Nous Nous souvenions, en effet, que les Pères Orientaux que Nous avons cités tout à l’heure ont toujours regardé saint Ephrem comme un messager de Dieu, un maître de vérité et un docteur de l’Eglise catholique ; Nous savions encore que dès le début il jouit d’une grande autorité non seulement chez les Syriens, mais encore chez leurs voisins, Chaldéens. Arméniens, Maronites et Grecs : tous ont traduit en leur langue respective les écrits du Diacre d’Edesse et se sont fait une coutume chère de les lire assidûment, soit dans les assemblées liturgiques, soit en particulier dans leurs demeures, de sorte que de nos jours encore il arrive qu’on retrouve ses poèmes chez les Slaves, les Coptes, les Ethiopiens et même chez les Jacobites et les Nestoriens. Nous Nous sommes souvenu également que ce Saint a été tenu jusqu’à nos jours en grand honneur par l’Eglise Romaine. Non seulement depuis les premiers siècles l’Eglise romaine, au martyrologe du 1er février, fait mémoire de saint Ephrem et loue tout particulièrement sa sainteté et sa doctrine, mais à Rome même, vers la fin du xvie siècle, fut érigée sur le mont Viminal une église en l’honneur de la Très Sainte Vierge et de saint Ephrem. D’autre part, c’est un fait connu et incontestable que Nos prédécesseurs Grégoire XIII et Benoît XIV, à qui les catholiques orientaux ont plus d’un motif d’être reconnaissants, chargèrent Vossius d’abord, puis Assemani, de recueillir avec le plus grand soin possible les œuvres de saint Ephrem, de les publier et de les répandre comme une lumière pour la foi catholique et un aliment pour la piété des fidèles. Et si Nous Nous reportons à un passé plus récent, Notre prédécesseur Pie X, de sainte mémoire, approuva en 1909 et concéda aux moines Bénédictins du prieuré des Saints-Benoît-et-Ephrem à Jérusalem une messe et un office propres du saint Diacre d’Edesse, empruntés en grande partie à la liturgie syriaque.

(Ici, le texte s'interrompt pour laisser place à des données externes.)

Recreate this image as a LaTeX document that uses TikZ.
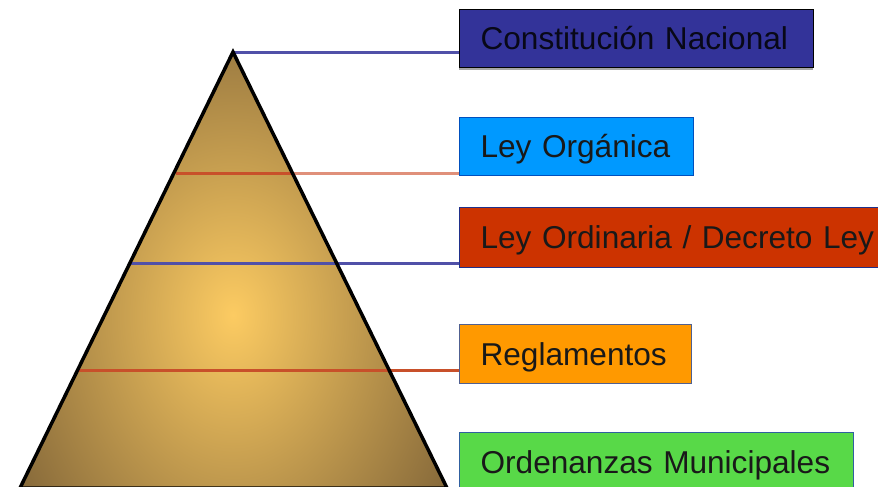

Tout bien pesé, voulant ajouter le dernier fleuron qui semblait manquer à la gloire du grand anachorète et donner au peuple de l’Orient chrétien un témoignage de la charité apostolique avec laquelle Nous veillons à leurs intérêts et à leur honneur, Nous avons, par un nouvel acte officiel, confie à la S. Congrégation des Rites, pour lui donner la suite que comportent les prescriptions des saints canons et de La discipline actuelle, la requête exposée dans les lettres susdites. Elle a si heureusement abouti que les cardinaux préposés à cette S. Congrégation ont déclaré, par leur préfet, Notre Vénérable Frère Antoine Vico, cardinal de la Sainte Eglise Romaine, évêque de Porto et Sainte-Rufine, s’associer au vœu présente et solliciter humblement de Nous ce que d’autres avaient demandé par les suppliques susmentionnées.

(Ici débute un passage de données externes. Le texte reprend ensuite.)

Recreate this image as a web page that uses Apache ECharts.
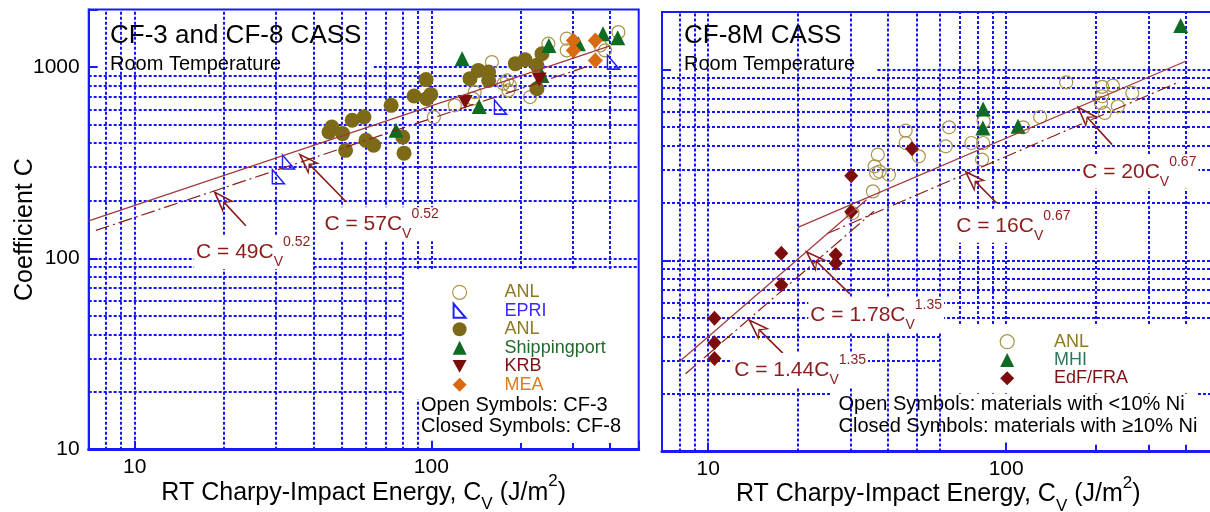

En conséquence, après avoir invoqué l’Esprit Paraclet, Nous conférons et confirmons, de Notre Autorité Apostolique, à saint Ephrem le Syrien, diacre d’Edesse, Le titre et les honneurs de Docteur de l’Eglise universelle. Nous décidons que sa fête, fixée au 18 juin, devra être célébrée partout avec le même rite que celle des autres Docteurs de l’Eglise universelle.
Nous Nous réjouissons donc, Vénérables Frères, qu’il Nous soit échu, à Nous, de conférer au saint Docteur ce surcroît d’honneur et de gloire, et en même temps Nous avons confiance qu’en ces heures si difficiles la famille universelle des fidèles chrétiens trouvera en lui un intercesseur et protecteur très puissant et très dévoué auprès de la clémence divine. Les catholiques d’Orient verront dans cette décision un nouveau témoignage de la sollicitude et de l’intérêt tout particuliers que les Pontifes romains portent aux Eglises séparées, dont, à l’exemple de Nos Prédécesseurs, Nous voulons voir se maintenir à jamais, à l’abri de toute atteinte ou danger, les usages liturgiques et règles canoniques légitimes. Puissent, avec la grâce de Dieu et la protection de saint Ephrem, tomber enfin les barrières qui, hélas ! tiennent une si belle portion du troupeau chrétien éloignée de la pierre mystique sur laquelle le Christ a bâti son Eglise ! Que se lève sans tarder ce jour heureux entre tous où pénétreront dans l’unanimité des cœurs, « tels des aiguillons et tels des clous enfoncés profondément », les paroles de la vérité évangélique qu’ « un seul pasteur a transmises par le conseil des sages ».
En attendant, comme gage des célestes faveurs et en témoignage de Notre paternelle affection, Nous vous accordons de tout cœur, à vous, Vénérables Frères, à tout votre clergé, à tout votre peuple et à chacune des âmes qui vous sont confiées, la Bénédiction Apostolique.
Donné à Rome, près Saint-Pierre, le 5 octobre 1920, de Notre Pontificat la septième année.
BENOIT XV, PAPE.
Source : Actes de S. S. Benoit XV, t. 3, La Bonne Presse.